News from the Kentucky General Assembly

Written by Jim Worthington on May 3, 2020

The Kentucky General Assembly’s 2020 session led to several new laws that affect trust and estate planning and administration. It’s time to look at how those changes will affect us since the chapter on this year’s legislation is closed; the 2020 Regular Session ended by adjourning sine die on April 15th. Today’s post covers two straightforward topics and refers back to my earlier discussion of a bigger change. A future blog post will be devoted entirely to adoption of the Revised Uniform Fiduciary Access to Digital Assets Act. 

Effective Date

All non-emergency legislation becomes effective on July 15, 2020. The Kentucky Attorney General’s office issued its annual opinion, Ky OAG 20-08, on April 16, 2020, precisely calculating the effective date. I’ve always loved the almost mystical reference to legislation being effective the first moment—not one minute or even one second past midnight— after 90 days has elapsed. (See last year’s opinion, Ky OAG 19-005 (April 9, 2019), for the “first moment” language.) 

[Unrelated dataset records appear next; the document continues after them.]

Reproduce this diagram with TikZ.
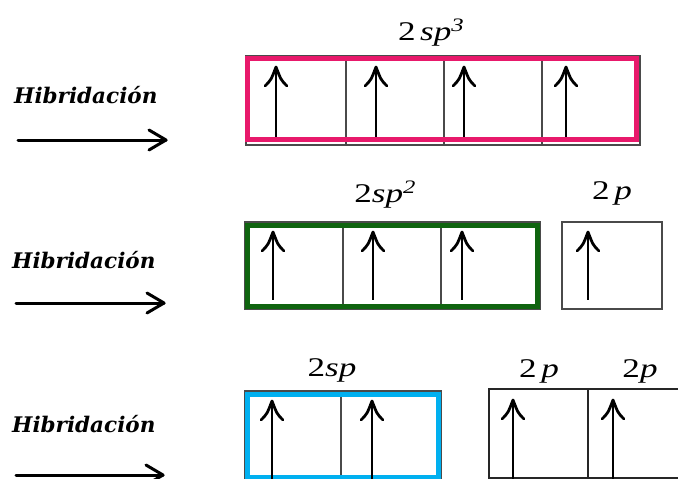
\documentclass[tikz,border=0pt]{standalone}
\usepackage{fontspec}
\setmainfont{Liberation Serif}
\newfontfamily\hibfont{DejaVu Serif}
\newfontfamily\orbfont{Liberation Serif}[FakeStretch=1.3]
\newcommand{\orbsup}[1]{\raisebox{9pt}{\fontsize{19}{19}\selectfont\textit{#1}}}
\definecolor{pinkc}{HTML}{E8196B}
\definecolor{greenc}{HTML}{0F640F}
\definecolor{cyanc}{HTML}{00B0F0}
\definecolor{cellc}{HTML}{4A4A4A}
\begin{document}
\begin{tikzpicture}[x=1pt,y=-1pt,
  hib/.style={font=\hibfont\bfseries\itshape\fontsize{21.5}{21.5}\selectfont, anchor=base west, inner sep=0pt},
  orb/.style={font=\orbfont\fontsize{27}{27}\selectfont, anchor=base, inner sep=0pt},
  cell/.style={draw=cellc, line width=1.3pt},
  darkcell/.style={draw=black!85, line width=1.6pt},
  hyb/.style={line width=5pt},
  reaction/.style={line width=3pt, line cap=round},
  electron/.pic={
    \draw[line width=2.8pt] (0,1) -- (0,#1);
    \draw[line width=2.8pt, line cap=round, line join=round]
      (-11,19) .. controls (-5,13) .. (0,0) .. controls (5,13) .. (11,19);
  }]
\useasboundingbox (0,0) rectangle (678,479);
\fill[white] (0,0) rectangle (678,479);

% ---------- row 1 : sp3 ----------
\node[hib] (h1) at (14,103) {Hibridación};
\coordinate (a1s) at (18,140);
\coordinate (a1e) at (166,140);
\draw[reaction] (a1s) -- (a1e);
\draw[reaction, line join=round] ([shift={(-17,-10)}]a1e) -- (a1e) -- ([shift={(-17,10)}]a1e);

\draw[cell] (246,56) rectangle (640,145);
\foreach \x in {346,444,542} \draw[cell] (\x,56) -- (\x,145);
\draw[pinkc, hyb] (247.5,58.5) rectangle (636.5,139.5);
\foreach \x in {276,376,464,566} \pic at (\x,67) {electron=70};
\node[orb] (l1) at (431,40) {2\,\textit{sp}\orbsup{3}};

% ---------- row 2 : sp2 ----------
\node[hib] (h2) at (12,268) {Hibridación};
\coordinate (a2s) at (16,303);
\coordinate (a2e) at (164,303);
\draw[reaction] (a2s) -- (a2e);
\draw[reaction, line join=round] ([shift={(-17,-10)}]a2e) -- (a2e) -- ([shift={(-17,10)}]a2e);

\draw[cell] (245,222) rectangle (540,309);
\foreach \x in {343,441} \draw[cell] (\x,222) -- (\x,309);
\draw[greenc, hyb] (247.5,225.5) rectangle (537.5,306.5);
\foreach \x in {273,373,462} \pic at (\x,232) {electron=68};
\node[orb] (l2) at (385,202) {2\textit{sp}\orbsup{2}};

\draw[cell] (562,222) rectangle (662,309);
\pic at (588,232) {electron=68};
\node[orb] (l2p) at (612,199) {2\,\textit{p}};

% ---------- row 3 : sp ----------
\node[hib] (h3) at (12,432) {Hibridación};
\coordinate (a3s) at (16,475);
\coordinate (a3e) at (163,475);
\draw[reaction] (a3s) -- (a3e);
\draw[reaction, line join=round] ([shift={(-17,-10)}]a3e) -- (a3e) -- ([shift={(-17,10)}]a3e);

\draw[cell] (245,391) rectangle (441,500);
\draw[cell] (341,391) -- (341,500);
\draw[cyanc, hyb] (247.5,394.5) rectangle (438.5,477);
\foreach \x in {272,372} \pic at (\x,401) {electron=80};
\node[orb] (l3) at (332,376) {2\textit{sp}};

\draw[darkcell] (489,389) rectangle (700,478);
\draw[darkcell] (588,389) -- (588,479);
\foreach \x in {513,613} \pic at (\x,400) {electron=80};
\node[orb] (l3a) at (539,377) {2\,\textit{p}};
\node[orb] (l3b) at (640,377) {2\textit{p}};
\end{tikzpicture}
\end{document}
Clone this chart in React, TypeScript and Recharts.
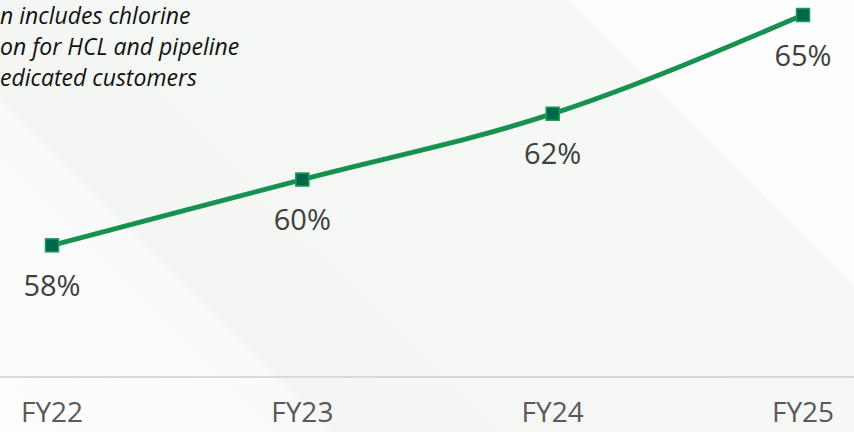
import { LineChart, Line, XAxis, YAxis, LabelList } from 'recharts';

const years = ['FY22', 'FY23', 'FY24', 'FY25'];
const shares = [58, 60, 62, 65];
const noteLines = ['n includes chlorine', 'on for HCL and pipeline', 'edicated customers'];

const data = years.map((year, i) => ({ year, share: shares[i] }));

const LINE_GREEN = '#17914f';
const MARKER_GREEN = '#00674a';

function SquareDot(props: any) {
  const { cx, cy } = props;
  if (cx == null || cy == null) return null;
  const s = 13;
  return (
    <rect
      x={cx - s / 2}
      y={cy - s / 2}
      width={s}
      height={s}
      fill={MARKER_GREEN}
      stroke="#1e9a58"
      strokeWidth={1.5}
    />
  );
}

export default function App() {
  return (
    <div
      style={{
        position: 'fixed',
        left: 0,
        top: 0,
        width: 854,
        height: 432,
        overflow: 'hidden',
        background:
          'linear-gradient(45deg, #fdfdfd 0%, #f9faf9 25.5%, #f3f6f3 26%, #f5f8f5 77.5%, #fcfdfc 78%, #fefefe 100%)',
      }}
    >
      <svg width={854} height={100} style={{ position: 'absolute', left: 0, top: 0 }}>
        {noteLines.map((t, i) => (
          <text
            key={t}
            x={0}
            y={24 + i * 31}
            fontFamily="'Open Sans', sans-serif"
            fontStyle="italic"
            fontSize={23}
            fill="#111"
          >
            {t}
          </text>
        ))}
      </svg>
      <LineChart
        width={854}
        height={432}
        data={data}
        margin={{ top: 15, right: 0, bottom: 0, left: 0 }}
        style={{ position: 'absolute', left: 0, top: 0 }}
      >
        <XAxis
          dataKey="year"
          padding={{ left: 52, right: 51 }}
          height={55}
          tickLine={false}
          tickMargin={19}
          axisLine={{ stroke: '#d9d9d9', strokeWidth: 2 }}
          tick={{ fill: '#595959', fontSize: 28, fontFamily: "'Open Sans', sans-serif" }}
        />
        <YAxis hide domain={[54, 65]} />
        <Line
          type="monotone"
          dataKey="share"
          stroke={LINE_GREEN}
          strokeWidth={5}
          dot={<SquareDot />}
          activeDot={false}
          isAnimationActive={false}
        >
          <LabelList
            dataKey="share"
            position="bottom"
            offset={30}
            formatter={(v: any) => `${v}%`}
            style={{ fill: '#404040', fontSize: 29, fontFamily: "'Open Sans', sans-serif" }}
          />
        </Line>
      </LineChart>
    </div>
  );
}
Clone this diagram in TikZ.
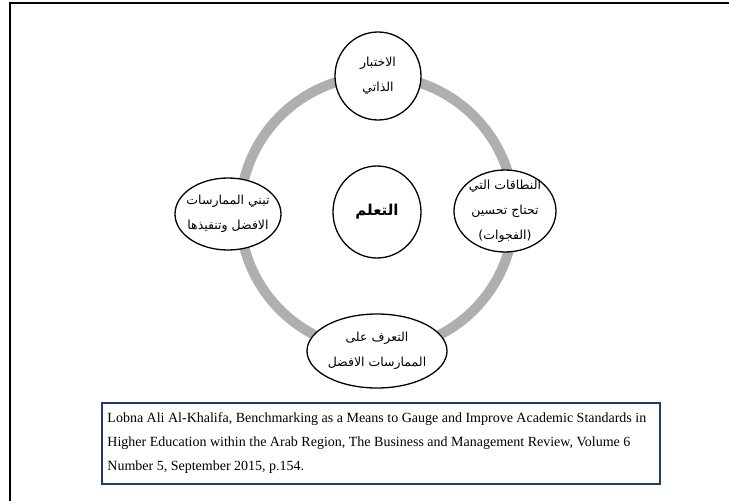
\documentclass[tikz,border=0pt]{standalone}
\usepackage{fontspec}
\setmainfont{Liberation Serif}
\newfontfamily\arabicfont[Script=Arabic]{DejaVu Sans}
\TeXXeTstate=1
\usetikzlibrary{shapes.geometric}
\definecolor{ringgray}{RGB}{175,175,175}
\definecolor{capblue}{RGB}{32,56,120}
% one right-to-left line of Arabic
\newcommand{\rl}[1]{\beginR #1\endR}

\begin{document}
\begin{tikzpicture}[x=1pt,y=-1pt,
  stage/.style={ellipse, draw=black, line width=1.3pt, fill=white,
    inner xsep=-14pt, inner ysep=-8pt,
    align=center, font=\arabicfont\fontsize{12.5}{25}\selectfont},
  hub/.style={stage, font=\arabicfont\bfseries\fontsize{15}{20}\selectfont},
  ring/.style={draw=ringgray, line width=10pt},
  capbox/.style={draw=capblue, line width=1.5pt, inner sep=0pt},
  captext/.style={align=left, inner sep=0pt, font=\fontsize{14}{24}\selectfont}
]
\useasboundingbox (0,0) rectangle (729,501);
\clip (0,0) rectangle (729,501);
\fill[white] (0,0) rectangle (729,501);
% page frame
\draw[line width=1.5pt] (10,3) rectangle (760,540);

% cycle ring
\coordinate (c) at (377,213);
\draw[ring] (c) circle[radius=137pt];

% stages of the cycle
\node[stage, minimum width=86pt, minimum height=88pt] (self) at (378,76)
  {\rl{الاختبار}\\\rl{الذاتي}};
\node[stage, minimum width=102pt, minimum height=82pt] (gaps) at (505,211)
  {\rl{النطاقات التي}\\\rl{تحتاج تحسين}\\\rl{(الفجوات)}};
\node[stage, minimum width=140pt, minimum height=74pt] (learn) at (377,351)
  {\rl{التعرف على}\\\rl{الممارسات الافضل}};
\node[stage, minimum width=106pt, minimum height=72pt] (adopt) at (228,214)
  {\rl{تبني الممارسات}\\\rl{الافضل وتنفيذها}};
\node[hub, minimum width=88pt, minimum height=92pt] (core) at (377,212)
  {\rl{التعلم}};

% source note
\node[capbox, minimum width=558pt, minimum height=81pt] (cap) at (381,443.5) {};
\node[captext, anchor=west] (src) at ([xshift=6pt]cap.west)
  {Lobna Ali Al-Khalifa, Benchmarking as a Means to Gauge and Improve Academic Standards in\\
   Higher Education within the Arab Region, The Business and Management Review, Volume 6\\
   Number 5, September 2015, p.154.};
\end{tikzpicture}
\end{document}
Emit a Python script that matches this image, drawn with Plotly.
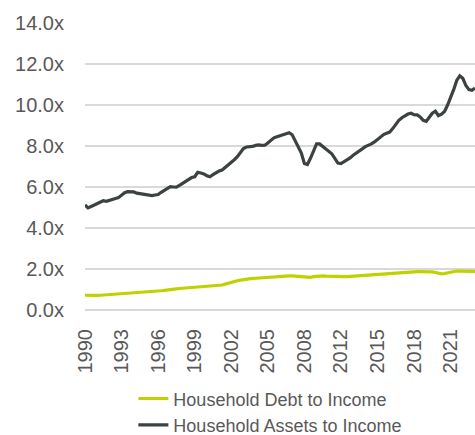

Increased Spousal or Children’s Exemption

House Bill 307 increased the spousal or children’s exemption in KRS 391.030 from $15,000 to $30,000. The increase will help many families avoid probate of a single asset, like a car that’s worth $25,000. Unfortunately, Kentucky still doesn’t have a true small estate procedure. That means that parents whose unmarried children pass away still must go through a full-blown probate no matter how small the estate is. I’ve seen first-hand how painful it is for parents who have lost a child to have to go through probate for assets worth only a few thousand dollars. 

The Uniform Power of Attorney Act

A previous blog post discussed the legislature’s changes to powers of attorney by:

  • o adopting a statutory short-form power of attorney;
  • o adopting the broad, well-defined powers of the Uniform Power of Attorney Act; 
  • o specifying the power of an agent to make gifts; and
  • o repealing the two-witness requirement.